Silicon, graphite and resin based hard carbon nanocomposite anodes for lithium ion batteries

Nanocomposite based on graphite (C), silicon (Si) and poly[(o-cresyl glycidyl ether)-co-formaldehyde] resin based amorphous hard carbon (HC), denoted as Si/C/HC, have been synthesized by thermal treatment of mechanically milled graphite, silicon and resin of nominal composition C–18 wt.% Si–40 wt.% resin at 973 K, 1073 K and 1173 K in ultrahigh purity argon atmosphere. The formation of the electrochemically inactive SiC is bypassed as well as the amorphization kinetics of graphite is reduced during prolonged milling of graphite and Si in the presence of the resin.

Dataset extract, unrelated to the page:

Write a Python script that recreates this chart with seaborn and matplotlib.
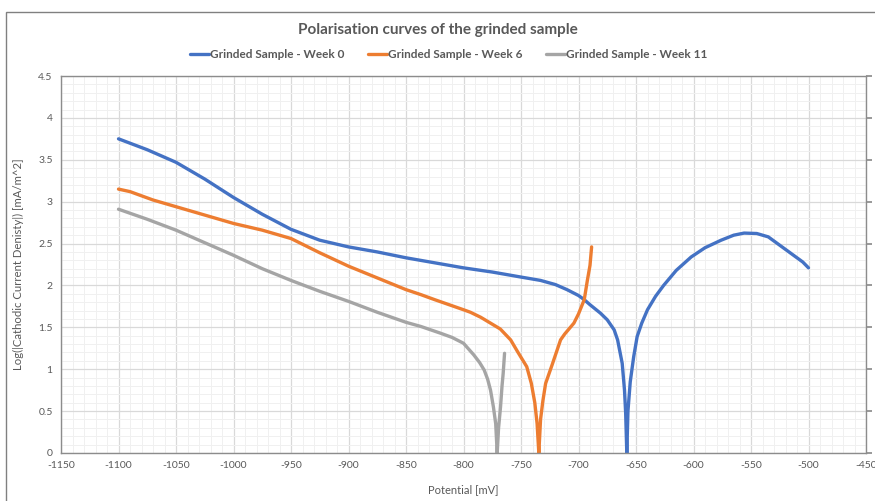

Microstructural analysis has confirmed that the Si nanoparticle gets embedded, and is homogeneously dispersed and distributed on the graphite matrix after mechanical milling as well as after thermal treatment. Electrochemical studies have revealed that the Si/C/HC based nanocomposite, tested as a lithium ion anode, synthesized after thermal treatment at 1173 K exhibits a stable capacity of ∼640 mAh g−1 with an excellent capacity retention when cycled at a rate of ∼160 mA g−1. The nanocomposite anode also shows a moderate rate capability when cycled at different discharge/charge rates. Scanning electron microscopy analysis indicates that the structural integrity and the microstructural stability of the nanocomposite during the alloying/dealloying process contribute to the good cyclability observed in the above nanocomposites.